Another option for accommodation is to bring your own camping equipment and tent and rent a spot on the campsite. The cost per person per night starts at 2000 ISK (17€, 20USD), however, if you’d like to use the shower and toilet facilities then it’s an extra 500 ISK per day.
Near to the campsite and hut, there are natural hot springs that are open for anyone to use. It’s the perfect way to end a long day of hiking to come back and relax in a warm natural bath out in the open.
The Weather in Landmannalaugar
The Highlands of Iceland are known to have some of the harshest weather conditions on the island. Snow melts quicker in coastal areas due to the slightly elevated temperatures near the ocean, in Landmannalaugar the snow and cold temperatures stay much longer. The winter temperature in Landmannalaugar averages between -5°C to -10°C (14°F - 23°F). Landmannalaugar is usually covered by snow for 8 months of the year, which is why many of the hiking trails are only accessible in the summer months.
In the summer, the temperature rises to around 10°C to 15°C (50°F - 59°F). Although the weather is slightly more comfortable in the summer, you can still expect strong winds on most days. If you’re planning a hike then we recommend checking the Icelandic Meteorological Office’s website a few days before you plan to visit.

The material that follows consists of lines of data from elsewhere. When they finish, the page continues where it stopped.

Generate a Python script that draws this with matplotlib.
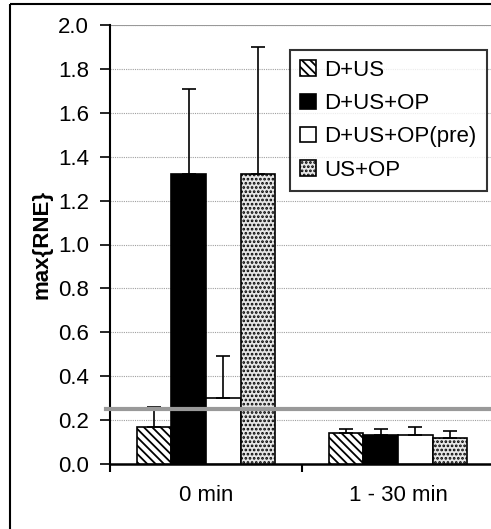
import matplotlib

matplotlib.use("Agg")

import matplotlib.pyplot as plt
import numpy as np
from matplotlib.patches import Rectangle

plt.rcParams["font.family"] = ["Liberation Sans", "DejaVu Sans"]
plt.rcParams["hatch.linewidth"] = 1.3

# Données
categories = ["0 min", "1 - 30 min"]
series = ["D+US", "D+US+OP", "D+US+OP(pre)", "US+OP"]
means = {
    "D+US": [0.17, 0.14],
    "D+US+OP": [1.32, 0.13],
    "D+US+OP(pre)": [0.30, 0.13],
    "US+OP": [1.32, 0.12],
}
errors = {
    "D+US": [0.09, 0.02],
    "D+US+OP": [0.39, 0.03],
    "D+US+OP(pre)": [0.19, 0.04],
    "US+OP": [0.58, 0.03],
}
threshold = 0.25

styles = {
    "D+US": dict(facecolor="white", hatch="\\\\\\\\"),
    "D+US+OP": dict(facecolor="black", hatch=None),
    "D+US+OP(pre)": dict(facecolor="white", hatch=None),
    "US+OP": dict(facecolor="#e6e6e6", hatch="...."),
}

fig = plt.figure(figsize=(4.91, 5.29), dpi=100)
ax = fig.add_axes([110 / 491, 1 - 464 / 529, 384 / 491, 439 / 529])

# cadre extérieur
fig.patches.append(Rectangle((10 / 491, 1 - 4 / 529), 1.2, -1.2, transform=fig.transFigure,
                             fill=False, edgecolor="black", linewidth=1.5))

x = np.arange(len(categories))
width = 0.18
for k, s in enumerate(series):
    pos = x + (k - 1.5) * width
    ax.bar(pos, means[s], width, edgecolor="black", linewidth=1.2, label=s,
           zorder=3, **styles[s])
    ax.errorbar(pos, means[s], yerr=[np.zeros(len(categories)), errors[s]],
                fmt="none", ecolor="black", elinewidth=1.2, capsize=5, capthick=1.2,
                zorder=4)

ax.axhline(threshold, xmin=-0.01, color="#999999", linewidth=3, zorder=5, clip_on=False)

ax.set_xlim(-0.5, 1.5)
ax.set_ylim(0, 2.0)
ax.set_yticks(np.arange(0, 2.01, 0.2))
ax.set_yticklabels([f"{v:.1f}" for v in np.arange(0, 2.01, 0.2)], fontsize=16)
ax.yaxis.grid(True, color="#a0a0a0", linestyle=(0, (1, 1)), linewidth=0.8)
ax.axhline(2.0, color="#999999", linewidth=1.5, zorder=2)
ax.set_xticks([-0.5, 0.5, 1.5], minor=False)
ax.set_xticklabels([])
ax.set_xticks(x, minor=True)
ax.set_xticklabels(categories, minor=True, fontsize=16)
ax.tick_params(axis="x", which="minor", length=0, pad=15)
ax.tick_params(axis="x", which="major", length=6, width=1.5, direction="out")
ax.tick_params(axis="y", length=7, width=1.2, direction="out", pad=8)
for side in ["top", "right"]:
    ax.spines[side].set_visible(False)
ax.spines["left"].set_linewidth(1.5)
ax.spines["bottom"].set_linewidth(1.8)

ax.set_ylabel("max{RNE}", fontsize=16, fontweight="bold", labelpad=4)

leg = ax.legend(loc="upper left", bbox_to_anchor=((290 - 110) / 384, 1 - (50 - 25) / 439),
                fontsize=16, frameon=True, fancybox=False, edgecolor="black",
                handlelength=0.7, handleheight=0.7, handletextpad=0.4,
                labelspacing=0.55, borderaxespad=0, borderpad=0.45)
leg.get_frame().set_linewidth(1.5)

fig.savefig("out.png", dpi=100)
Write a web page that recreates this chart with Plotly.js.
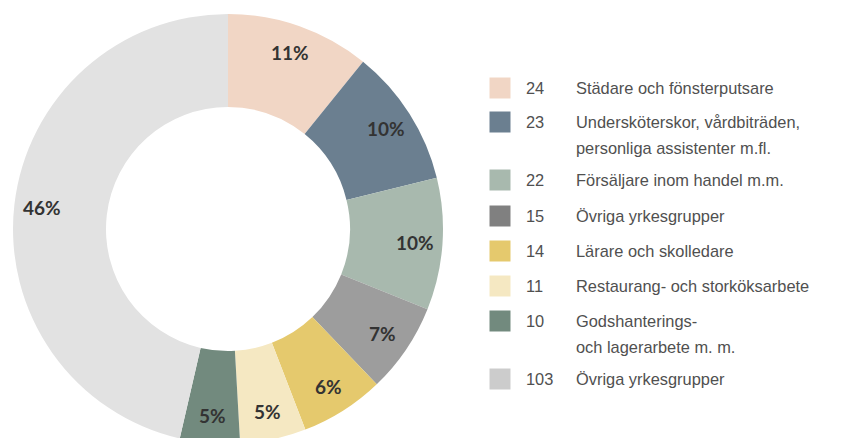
<!DOCTYPE html>
<html><head><meta charset="utf-8">
<script src="https://cdn.plot.ly/plotly-3.0.1.min.js"></script>
<style>html,body{margin:0;padding:0;overflow:hidden;background:#fff}#chart{width:847px;height:450px}</style>
</head><body><div id="chart"></div>
<script>
// ---- data ----
const categories = [
  "Städare och fönsterputsare",
  "Undersköterskor, vårdbiträden,<br>personliga assistenter m.fl.",
  "Försäljare inom handel m.m.",
  "Övriga yrkesgrupper",
  "Lärare och skolledare",
  "Restaurang- och storköksarbete",
  "Godshanterings-<br>och lagerarbete m. m.",
  "Övriga yrkesgrupper"
];
const counts = [24, 23, 22, 15, 14, 11, 10, 103];
const percentLabels = ["11%", "10%", "10%", "7%", "6%", "5%", "5%", "46%"];

// ---- styles / layout ----
const sliceColors  = ["#F1D6C5", "#6B7F90", "#A8B9AE", "#9D9D9D", "#E5C96D", "#F5E8C2", "#728A7E", "#E2E2E2"];
const legendColors = ["#F1D6C5", "#6B7F90", "#A8B9AE", "#808080", "#E5C96D", "#F5E8C2", "#728A7E", "#CCCCCC"];
const legendRowY = [88, 122, 180, 216, 251, 286, 321, 379];

const W = 847, H = 450;
const cx = 228, cy = 229, R = 215, rInner = 122;
const px = x => x / W, py = y => 1 - y / H;

const trace = {
  type: 'pie',
  values: counts,
  labels: categories.map((c, i) => i + ': ' + c),
  sort: false,
  direction: 'clockwise',
  rotation: 0,
  hole: rInner / R,
  textinfo: 'none',
  hoverinfo: 'skip',
  marker: {colors: sliceColors, line: {width: 0}},
  domain: {x: [px(cx - R), px(cx + R)], y: [py(cy + R), py(cy - R)]},
  showlegend: false
};

const total = counts.reduce((a, b) => a + b, 0);
const annotations = [];
let cum = 0;
const rLab = 187;
counts.forEach((v, i) => {
  const mid = (cum + v / 2) / total * 2 * Math.PI;
  cum += v;
  annotations.push({
    xref: 'paper', yref: 'paper',
    x: px(cx + rLab * Math.sin(mid)), y: py(cy - rLab * Math.cos(mid)),
    text: '<b>' + percentLabels[i] + '</b>', showarrow: false,
    xanchor: 'center', yanchor: 'middle',
    font: {family: 'Lato, "Open Sans", sans-serif', size: 19, color: '#333333'}
  });
});

const shapes = [];
const legFont = {family: '"Liberation Sans", Arial, sans-serif', size: 16.4, color: '#505050'};
counts.forEach((v, i) => {
  const y = legendRowY[i];
  shapes.push({type: 'rect', xref: 'paper', yref: 'paper',
    x0: px(489.5), x1: px(510.5), y0: py(y - 10.5), y1: py(y + 10.5),
    fillcolor: legendColors[i], line: {width: 0}});
  annotations.push({xref: 'paper', yref: 'paper', x: px(524), y: py(y),
    text: String(v), showarrow: false, xanchor: 'left', yanchor: 'middle', font: legFont});
  categories[i].split('<br>').forEach((line, k) => {
    annotations.push({xref: 'paper', yref: 'paper', x: px(574), y: py(y + 26 * k),
      text: line, showarrow: false, xanchor: 'left', yanchor: 'middle', font: legFont});
  });
});

Plotly.newPlot('chart', [trace], {
  width: W, height: H,
  margin: {l: 0, r: 0, t: 0, b: 0, pad: 0},
  paper_bgcolor: '#ffffff', plot_bgcolor: '#ffffff',
  showlegend: false,
  annotations: annotations, shapes: shapes
}, {displayModeBar: false, staticPlot: true});
</script></body></html>
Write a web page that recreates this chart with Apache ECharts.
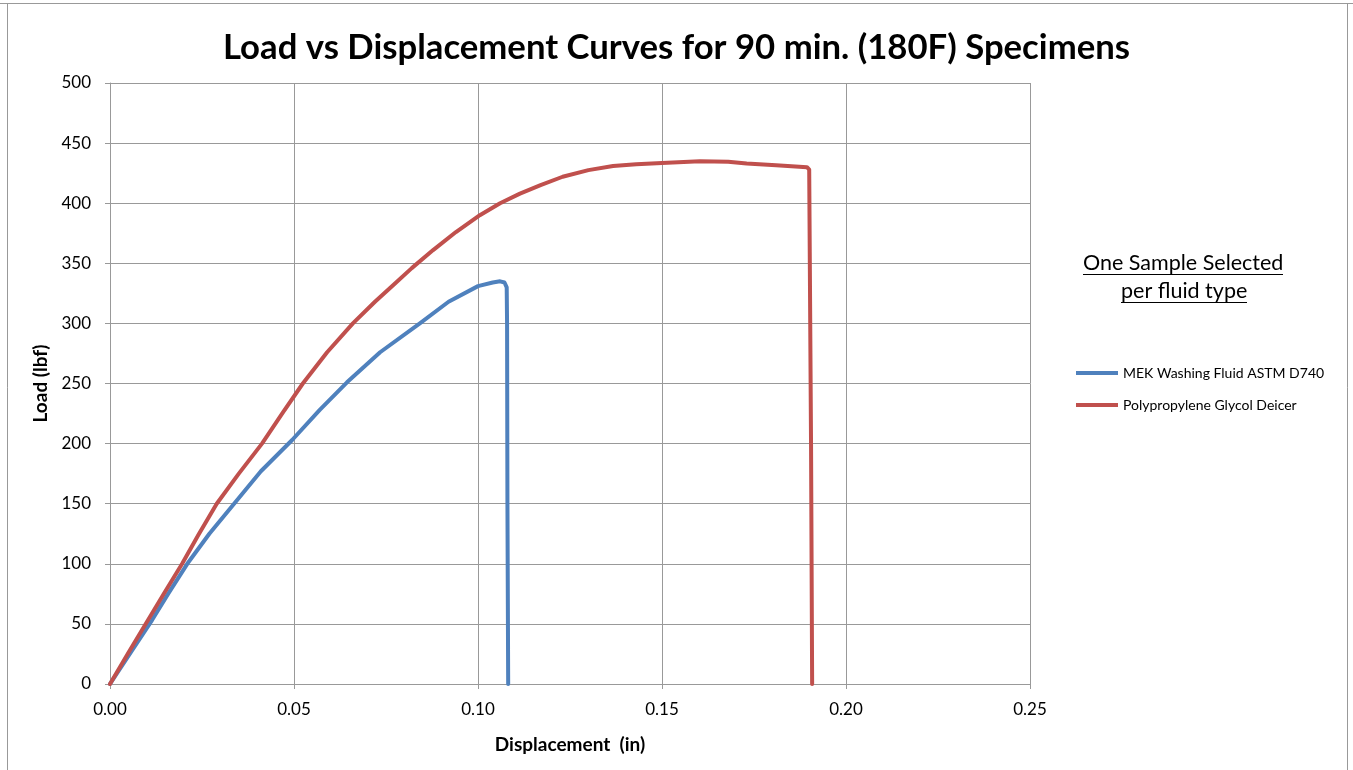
<!DOCTYPE html>
<html>
<head>
<meta charset="utf-8">
<title>Load vs Displacement</title>
<script src="https://cdn.jsdelivr.net/npm/echarts@6/dist/echarts.min.js"></script>
<style>
  html, body { margin: 0; padding: 0; background: #fff; }
  #chart { width: 1353px; height: 770px; }
</style>
</head>
<body>
<div id="chart"></div>
<script>
// MEK Washing Fluid ASTM D740
var mekDisp = [0, 0.006, 0.0114, 0.016, 0.021, 0.027, 0.034, 0.041, 0.0495, 0.057, 0.0644, 0.0734, 0.0842, 0.092, 0.100, 0.104, 0.106, 0.1072, 0.1078, 0.1079, 0.108, 0.1082];
var mekLoad = [0, 28, 53, 76, 100, 125, 151, 177, 203, 228, 251, 276, 300, 318, 331, 334, 335, 334, 330, 300, 150, 0];
// Polypropylene Glycol Deicer
var pgdDisp = [0, 0.005, 0.0103, 0.015, 0.0196, 0.024, 0.029, 0.035, 0.0413, 0.047, 0.0524, 0.059, 0.066, 0.072, 0.077, 0.082, 0.0878, 0.094, 0.1005, 0.106, 0.1114, 0.117, 0.123, 0.130, 0.1367, 0.143, 0.150, 0.1603, 0.168, 0.173, 0.181, 0.1894, 0.190, 0.1905, 0.1908];
var pgdLoad = [0, 26, 53, 77, 100, 124, 150, 175, 200, 226, 250, 276, 300, 318, 332, 346, 361, 376, 390, 400, 408, 415, 422, 427.5, 431, 432.5, 433.5, 435, 434.5, 433, 431.5, 430, 428, 200, 0];

var seriesNames = ['MEK Washing Fluid ASTM D740', 'Polypropylene Glycol Deicer'];
var seriesColors = ['#4F81BD', '#C0504D'];

function pairs(xs, ys) {
  var out = [];
  for (var i = 0; i < xs.length; i++) out.push([xs[i], ys[i]]);
  return out;
}

var font = 'Lato';
var chart = echarts.init(document.getElementById('chart'));

var option = {
  animation: false,
  backgroundColor: '#fff',
  textStyle: { fontFamily: font },
  title: {
    text: 'Load vs Displacement Curves for 90 min. (180F) Specimens',
    left: 'center',
    top: 25,
    textStyle: { fontFamily: font, fontSize: 34.7, fontWeight: 'bold', color: '#000' }
  },
  legend: {
    orient: 'vertical',
    left: 1071,
    top: 361,
    itemWidth: 42,
    itemHeight: 4,
    itemGap: 18,
    icon: 'rect',
    data: seriesNames,
    textStyle: { fontFamily: font, fontSize: 14, color: '#000' }
  },
  grid: { left: 110, right: 323, top: 83, bottom: 86 },
  xAxis: {
    type: 'value',
    min: 0,
    max: 0.25,
    interval: 0.05,
    name: 'Displacement  (in)',
    nameLocation: 'middle',
    nameGap: 51,
    nameTextStyle: { fontFamily: font, fontSize: 19, fontWeight: 'bold', color: '#000' },
    axisLine: { show: true, lineStyle: { color: '#999', width: 1 } },
    axisTick: { show: true, length: 5, lineStyle: { color: '#999' } },
    axisLabel: {
      margin: 17,
      fontSize: 17,
      color: '#000',
      formatter: function (v) { return v.toFixed(2); }
    },
    splitLine: { show: true, lineStyle: { color: '#999', width: 1 } }
  },
  yAxis: {
    type: 'value',
    min: 0,
    max: 500,
    interval: 50,
    name: 'Load (lbf)',
    nameLocation: 'middle',
    nameGap: 57,
    nameTextStyle: { fontFamily: font, fontSize: 19, fontWeight: 'bold', color: '#000' },
    axisLine: { show: true, lineStyle: { color: '#999', width: 1 } },
    axisTick: { show: true, length: 5, lineStyle: { color: '#999' } },
    axisLabel: { margin: 19, fontSize: 17, color: '#000' },
    splitLine: { show: true, lineStyle: { color: '#999', width: 1 } }
  },
  graphic: [
    { type: 'line', shape: { x1: 0, y1: 3.5, x2: 1353, y2: 3.5 }, style: { stroke: '#999', lineWidth: 1 }, silent: true },
    { type: 'rect', shape: { x: 7.5, y: 3.5, width: 1340, height: 780 }, style: { fill: null, stroke: '#999', lineWidth: 1 }, silent: true },
    {
      type: 'text', left: 1083, top: 252,
      style: { text: 'One Sample Selected', font: '21.5px ' + font, fill: '#000' }
    },
    { type: 'line', shape: { x1: 1083, y1: 274.5, x2: 1283, y2: 274.5 }, style: { stroke: '#000', lineWidth: 1 } },
    {
      type: 'text', left: 1121, top: 280,
      style: { text: 'per fluid type', font: '21.5px ' + font, fill: '#000' }
    },
    { type: 'line', shape: { x1: 1121, y1: 302.5, x2: 1247, y2: 302.5 }, style: { stroke: '#000', lineWidth: 1 } }
  ],
  series: [
    {
      name: seriesNames[0],
      type: 'line',
      showSymbol: false,
      color: seriesColors[0],
      lineStyle: { width: 4, color: seriesColors[0], join: 'round', cap: 'round' },
      data: pairs(mekDisp, mekLoad)
    },
    {
      name: seriesNames[1],
      type: 'line',
      showSymbol: false,
      color: seriesColors[1],
      lineStyle: { width: 4, color: seriesColors[1], join: 'round', cap: 'round' },
      data: pairs(pgdDisp, pgdLoad)
    }
  ]
};

chart.setOption(option);
window.addEventListener('resize', function () { chart.resize(); });
</script>
</body>
</html>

What to bring and how to dress for Landmannalaugar
If you’re planning on going hiking around Landmannalaugar and in the surrounding Icelandic Highlands then we recommend bringing a waterproof and windproof jacket, a sweater, comfortable trousers, thick socks, and hiking boots. If you’re traveling in the winter then we recommend also wearing a thick scarf, gloves and a hat. There are many geothermal pools in this part of Iceland and they are a great way of relaxing after a day of hiking so make sure to also bring a swimsuit and a towel along.
For anyone completing a long hike, please also bring a GPS device with you for safety reasons. If you plan on camping around Landmannalaugar then, of course, bring your own tent, a mattress with good insulation and a sleeping bag that can keep you warm in temperatures between 0–5°C (32–41°F).

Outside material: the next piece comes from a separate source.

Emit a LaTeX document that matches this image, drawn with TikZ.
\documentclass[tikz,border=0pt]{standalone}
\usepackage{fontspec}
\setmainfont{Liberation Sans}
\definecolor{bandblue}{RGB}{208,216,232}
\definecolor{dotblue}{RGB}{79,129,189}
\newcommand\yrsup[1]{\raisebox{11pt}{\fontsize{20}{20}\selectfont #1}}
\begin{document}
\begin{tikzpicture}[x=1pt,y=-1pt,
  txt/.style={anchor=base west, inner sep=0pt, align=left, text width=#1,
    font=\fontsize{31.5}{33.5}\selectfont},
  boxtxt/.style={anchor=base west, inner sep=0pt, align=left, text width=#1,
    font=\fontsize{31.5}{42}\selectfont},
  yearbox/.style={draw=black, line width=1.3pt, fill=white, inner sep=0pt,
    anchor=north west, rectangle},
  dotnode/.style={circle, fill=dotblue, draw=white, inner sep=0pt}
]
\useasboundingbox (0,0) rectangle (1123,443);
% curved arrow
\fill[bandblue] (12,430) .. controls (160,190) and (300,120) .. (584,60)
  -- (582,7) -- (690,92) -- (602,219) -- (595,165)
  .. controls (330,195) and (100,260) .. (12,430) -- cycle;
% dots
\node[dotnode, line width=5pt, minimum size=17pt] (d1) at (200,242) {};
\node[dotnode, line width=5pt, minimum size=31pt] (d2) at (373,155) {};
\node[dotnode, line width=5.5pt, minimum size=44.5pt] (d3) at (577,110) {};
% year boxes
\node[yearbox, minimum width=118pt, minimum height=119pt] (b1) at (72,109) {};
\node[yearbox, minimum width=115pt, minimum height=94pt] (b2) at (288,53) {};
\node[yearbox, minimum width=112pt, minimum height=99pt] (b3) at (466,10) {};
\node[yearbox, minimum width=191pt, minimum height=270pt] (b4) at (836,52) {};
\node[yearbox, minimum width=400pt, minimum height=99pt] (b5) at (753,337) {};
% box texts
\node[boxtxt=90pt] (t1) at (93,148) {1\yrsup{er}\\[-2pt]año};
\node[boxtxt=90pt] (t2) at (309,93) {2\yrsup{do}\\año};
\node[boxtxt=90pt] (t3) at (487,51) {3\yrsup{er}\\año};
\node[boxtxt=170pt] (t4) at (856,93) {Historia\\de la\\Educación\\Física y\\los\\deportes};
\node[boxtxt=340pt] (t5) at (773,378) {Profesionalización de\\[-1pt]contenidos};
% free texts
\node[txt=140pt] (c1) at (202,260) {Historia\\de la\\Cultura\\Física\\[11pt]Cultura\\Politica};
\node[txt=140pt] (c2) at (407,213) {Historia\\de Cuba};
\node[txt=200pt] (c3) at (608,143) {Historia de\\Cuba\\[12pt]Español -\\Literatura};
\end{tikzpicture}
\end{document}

Safety and Travel Etiquette
The natural ecosystem in Landmannalaugar might look robust, however, in reality, it’s a delicate and fragile landscape. Please remember that driving off-road is not only highly illegal in Iceland, it also severely damages the natural environment. The Icelandic government has given substantial fines in the past to tourists who thought it was a good idea to drive off the road for fun.
As well as keeping to the roads, we remind all hikers to please stay on the designated hiking paths. Even the smallest of damages can cause irreversible erosion in Iceland that can spread over a large area. Leave no trace behind and remember to take all of your litter with you. If you see any garbage left by other visitors then we ask you to kindly pick it up in order to protect this beautiful landscape.
Hiking in the highlands doesn’t come without any dangers. It’s important that all hikers bring a GPS device with them. Network coverage issues for your phone can easily occur and when that’s combined with storms or poor visual conditions it can be dangerous. Although many of the trails are suitable for hikers of all experience levels, it’s important to know your own limits. If you plan on trekking alone then please leave your travel plan somewhere behind.
To wrap everything up, make sure to stay safe but of course, have fun and enjoy the pearl of Iceland!